Man, it has to be Boston, because I was on the team with guys that had probably like three or four guys with their own signature shoe. And there’s something we used to compare. I remember us having to compare our shoes every All-Star: me, [Rajon] Rondo, Kevin and Ray. We always took pictures of our shoes, so everybody would post a picture of the shoes up. It was a lot of fun, man. Boston, by far, because I spent the most time there.
And who do you think, as an individual this year, would have the best year in sneakers? Who’s your favorite? Who do you like to watch what they wear?
Man, I’d probably have to go with — man, that’s a good one. I like Paul George’s shoe. I got a couple pair of those already. I already like his shoe. Or the Kyrie Irvings. I like Kyrie’s shoes a lot too.
Can you talk about Avery Bradley and what you expect him to bring to the Pistons this season?
Oh, man, he’s going to bring a defensive mentality. Avery is one of the best defenders in the NBA. I was really shocked he didn’t make the All-NBA defensive team. He’s a veteran now. He’s going to be able to bring his leadership qualities now. And somebody that can help him get to the playoffs. The Pistons are a team that I feel like should have been in the playoffs, but hopefully Avery’s presence and his leadership and his defensive mentality can help them get over that hump this year.
When you predicted on The Jump that Oklahoma City would be winning this year, people considered it a hot seat. What do you think that some people aren’t seeing with that position that you are?
I mean, you got three All-Stars. You need minimum three All-Stars to win a championship. What other team outside of OKC, Golden State and maybe Cleveland that can produce three All-Stars? So they have the criteria that you need to win a championship. I mean, when’s the last time a team won an NBA championship without three All-Stars? So I just figured that you’ve got men at the point in their career that they’re willing to sacrifice for it. It’s not like they’re all young guys.
And anything matchup-wise you saw that favors OKC?
PIERCE: Well, OKC is going to play basketball. You’ve got guys that can play multiple positions. You can put Russ [Russell Westbrook] at the 2. You can put Melo [Carmelo Anthony] at the 3, 4, or 5. You can also put [Paul] George at the 2, 3, 4. So they really have the versatility to match up with anybody in the NBA.
Just wanted to ask you mainly about the Isaiah Thomas-Danny Ainge debate. You similarly didn’t want to be traded from the Celtics. What advice do you have for Isaiah Thomas? Do you think he’ll ever get that feeling back in Boston? He left Boston, but he’s also kind of got that bitter taste in his mouth at the moment.

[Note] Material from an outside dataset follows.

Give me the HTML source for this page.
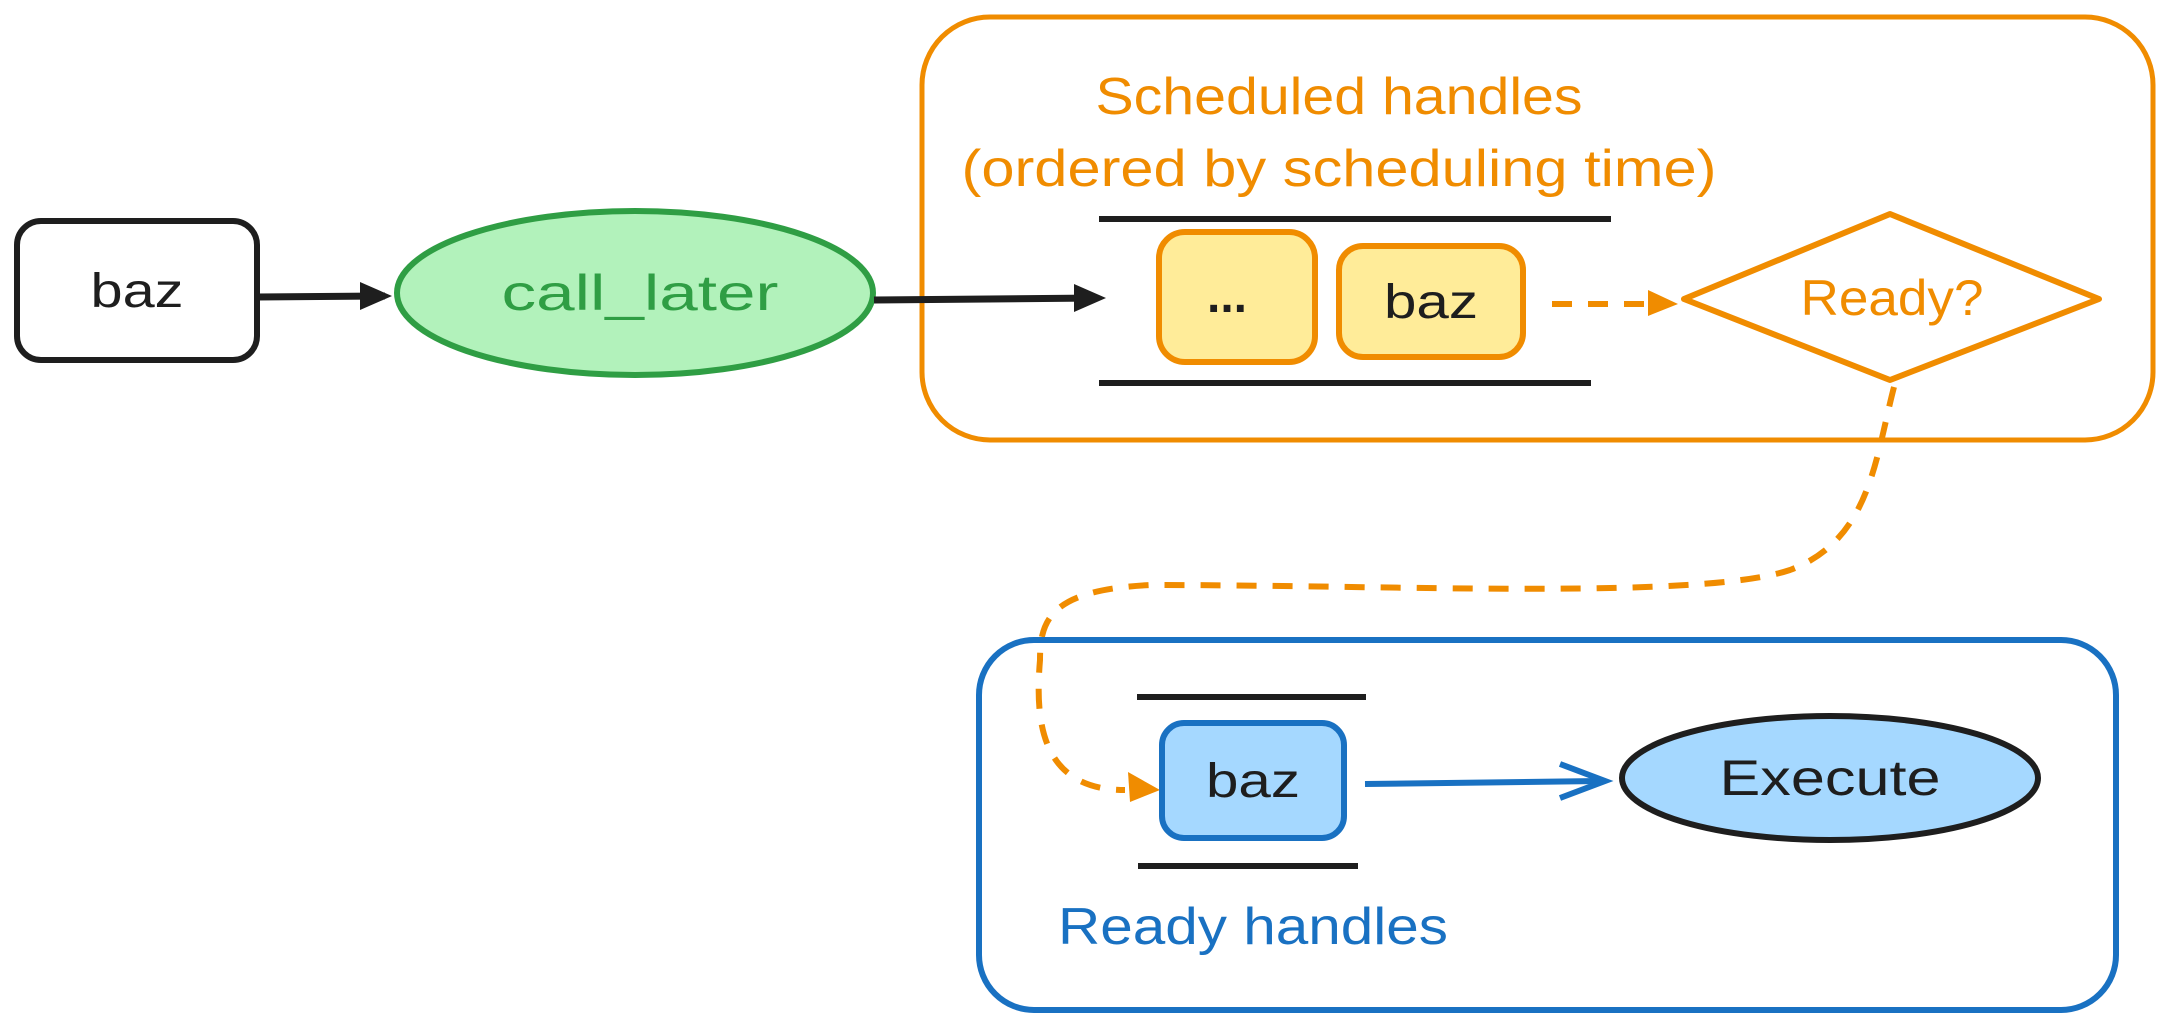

A lot of guys are bitter when — you know, I can understand Isaiah’s frustration because he felt like he’s given so much to the franchise, and he came back and played after a death in the family and played through injury. He just thought maybe that was worth something.
But at the end of the day, we’ve all got to realize this is a business. This is a business we’re in, and no matter what sacrifices you make as a player, the sacrifice is not always mutual on the other end because, at the end of the day, it’s not about the player, it’s about the franchise. I think he’ll understand it, get over it, and he’ll use it for motivation for this upcoming season.
I just wanted to follow that up with the guy that’s coming to the Celtics to replace Isaiah in Kyrie. Obviously, it’s going to be an interesting matchup Tuesday when he returns to the Cavaliers. What do you expect of the reaction with what he’s been saying this past week? What do you expect to be the reaction and how he’s going to react to the reaction, if you know what I mean?
Kyrie’s a competitor. He’s going to cancel out the crowd noise. He’ll probably see a lot of boos, but Kyrie is a competitor, and I don’t think it will affect him. Not one bit. He has some nervous energy from going back to a team that he played for his whole career, but I think after maybe the first couple minutes, he’ll get over it and be fine.